Fans have been speculating what characters from A Storm of Swords might appear in the upcoming season of Game of Thrones. At today's San Diego Comic-Con panel, George R.R. Martin revealed new cast members for Season 3.

Martin began the panel by apologizing for the absence of series creator David Benioff and D. B. Weiss, who are currently shooting Season 3. He also apologized for the absence of his "co-creator," "the 13-year-old boy who is responsible for all the boobies." Apparently, a scene in Belfast contained no boobies and our imaginary 13-year-old was called away.

After a video recap of Season 2, attendees were treated to a reel featuring some of the new actors we'll see in Season 3. Via WinterIsComing.net, that reel is up top. In addition TV's The Avengers own Emma Peel, Dame Diana Rigg, playing the Tyrell matriarch Olenna, the Queen of Thorns (which was announced earlier today), Clive Russell playing Bryden "Blackfish" Tully, and Kerry Ingram as Shireen Baratheon, the reel revealed Richard Dormer as Beric Dondarrion, Thomas Brodie-Sangster as Jojen Reed, Ellie Kendrick as Meera Reed, Paul Kaye as Thoros of Myr, Nathalie Emmannuel as Missandei, and Mackenzie Crook as Orell. WiC also reports Kristofer Hivju as Tormund Giantsbane, Philip McGinley as Anguy, Tara Fitzgerald as Selyse Baratheon, Tobias Menzies as Edmure Tully, and Anton Lesser as Qyburn.

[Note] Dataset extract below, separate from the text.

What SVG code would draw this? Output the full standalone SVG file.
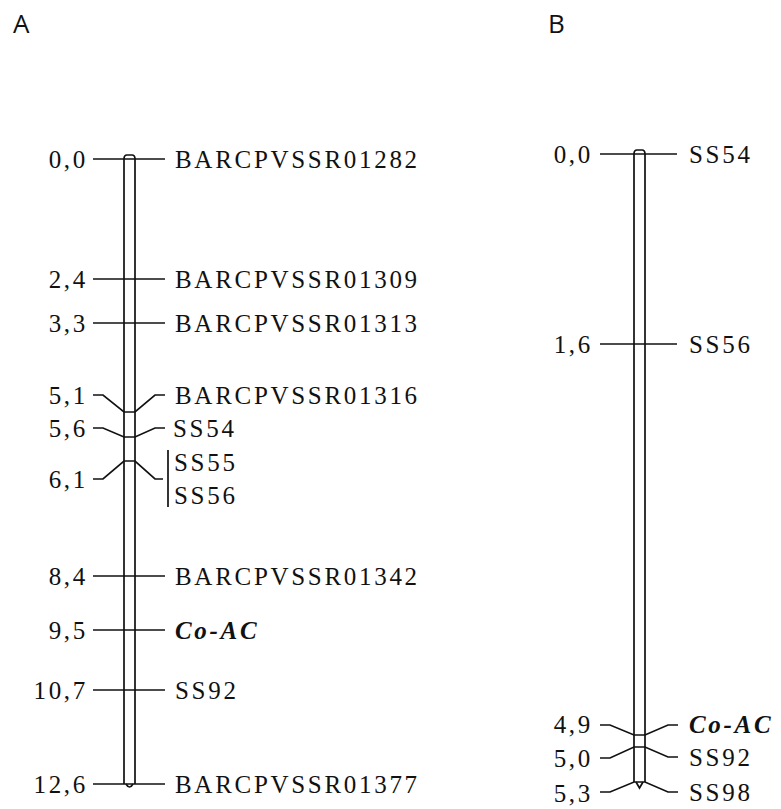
<svg xmlns="http://www.w3.org/2000/svg" width="781" height="809" viewBox="0 0 781 809">
<style>
.t{font-family:"Liberation Serif","Times New Roman",serif;font-size:25px;letter-spacing:2.7px;fill:#111}
.n{text-anchor:end}
.b{font-weight:bold;font-style:italic}
.p{font-family:"Open Sans","DejaVu Sans",sans-serif;font-size:26px;fill:#111}
.l{fill:none;stroke:#111;stroke-width:1.7}
</style>
<rect width="781" height="809" fill="#fff"/>
<text class="p" x="13" y="33">A</text>
<text class="p" x="548" y="33">B</text>

<g id="chromA">
<path class="l" d="M124,784 V159 Q124,155 127,155 H132 Q135,155 135,159 V784 M126,784 Q129.5,790 133,784"/>
</g>
<g id="chromB">
<path class="l" d="M634,782 V154 Q634,150 637,150 H642 Q645,150 645,154 V782 M636,782 L639.5,788 L643,782"/>
</g>

<g id="connectors">
<line class="l" x1="93" y1="159" x2="165" y2="159"/>
<line class="l" x1="93" y1="279" x2="165" y2="279"/>
<line class="l" x1="93" y1="323" x2="165" y2="323"/>
<polyline class="l" points="93,395 103,395 124,412 135,412 155,395 165,395"/>
<polyline class="l" points="93,428 103,428 124,437 135,437 155,428 165,428"/>
<polyline class="l" points="93,479 103,479 124,461 135,461 155,479 163,479"/>
<line class="l" x1="168" y1="450" x2="168" y2="507"/>
<line class="l" x1="93" y1="576" x2="165" y2="576"/>
<line class="l" x1="93" y1="630" x2="165" y2="630"/>
<line class="l" x1="93" y1="690" x2="165" y2="690"/>
<line class="l" x1="93" y1="784" x2="165" y2="784"/>

<line class="l" x1="600" y1="154" x2="677" y2="154"/>
<line class="l" x1="600" y1="344" x2="677" y2="344"/>
<polyline class="l" points="600,725 610,725 634,735 645,735 668,725 678,725"/>
<polyline class="l" points="600,758 610,758 634,747 645,747 668,757 678,757"/>
<polyline class="l" points="600,792 610,792 634,782 645,782 668,792 678,792"/>
</g>

<g id="labelsA">
<text class="t n" x="88" y="168">0,0</text>
<text class="t n" x="88" y="288">2,4</text>
<text class="t n" x="88" y="332">3,3</text>
<text class="t n" x="88" y="404">5,1</text>
<text class="t n" x="88" y="437">5,6</text>
<text class="t n" x="88" y="488">6,1</text>
<text class="t n" x="88" y="585">8,4</text>
<text class="t n" x="88" y="639">9,5</text>
<text class="t n" x="88" y="699">10,7</text>
<text class="t n" x="88" y="793">12,6</text>
<text class="t" x="175" y="168">BARCPVSSR01282</text>
<text class="t" x="175" y="288">BARCPVSSR01309</text>
<text class="t" x="175" y="332">BARCPVSSR01313</text>
<text class="t" x="175" y="404">BARCPVSSR01316</text>
<text class="t" x="173" y="437">SS54</text>
<text class="t" x="174" y="471">SS55</text>
<text class="t" x="174" y="504">SS56</text>
<text class="t" x="175" y="585">BARCPVSSR01342</text>
<text class="t b" x="175" y="639">Co-AC</text>
<text class="t" x="175" y="699">SS92</text>
<text class="t" x="175" y="793">BARCPVSSR01377</text>
</g>

<g id="labelsB">
<text class="t n" x="593" y="163">0,0</text>
<text class="t n" x="593" y="353">1,6</text>
<text class="t n" x="593" y="733">4,9</text>
<text class="t n" x="593" y="767">5,0</text>
<text class="t n" x="593" y="802">5,3</text>
<text class="t" x="689" y="163">SS54</text>
<text class="t" x="689" y="353">SS56</text>
<text class="t b" x="689" y="733">Co-AC</text>
<text class="t" x="689" y="766">SS92</text>
<text class="t" x="689" y="801">SS98</text>
</g>
</svg>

Richard Madden (Robb Stark), Michelle Fairley (Catelyn Stark), Alfie Allen (Theon Greyjoy), Rose Leslie (Ygritte), Emilia Clarke (Daenerys Targaryen), and executive producer Carolyn Strauss. Without the creators on hand, most of the discussion dealt with the latest season, talking about Madden's experience with his direwolf (his filming partner was a "fantastic silver ball with a wooden stick") and Clarke's with the dragons (she got scale models and was very protective of them). The mystery of why people never wear hats north of the Wall was brought up, but never solved.

Perhaps the most interesting moment was when Martin discussed the politics of A Song of Ice and Fire. Martin noted that J.R.R. Tolkien disliked readers' attempts to treat his novels as an allegory for World War II, but Martin's key interest was in affairs of the human heart. He loves fantasy, and has loved it ever since he pretended that his pet turtles were scheming knights and lords and ladies, but as fantastic as all the dragons and castles and magic are, he said, "The heart of the story is the characters."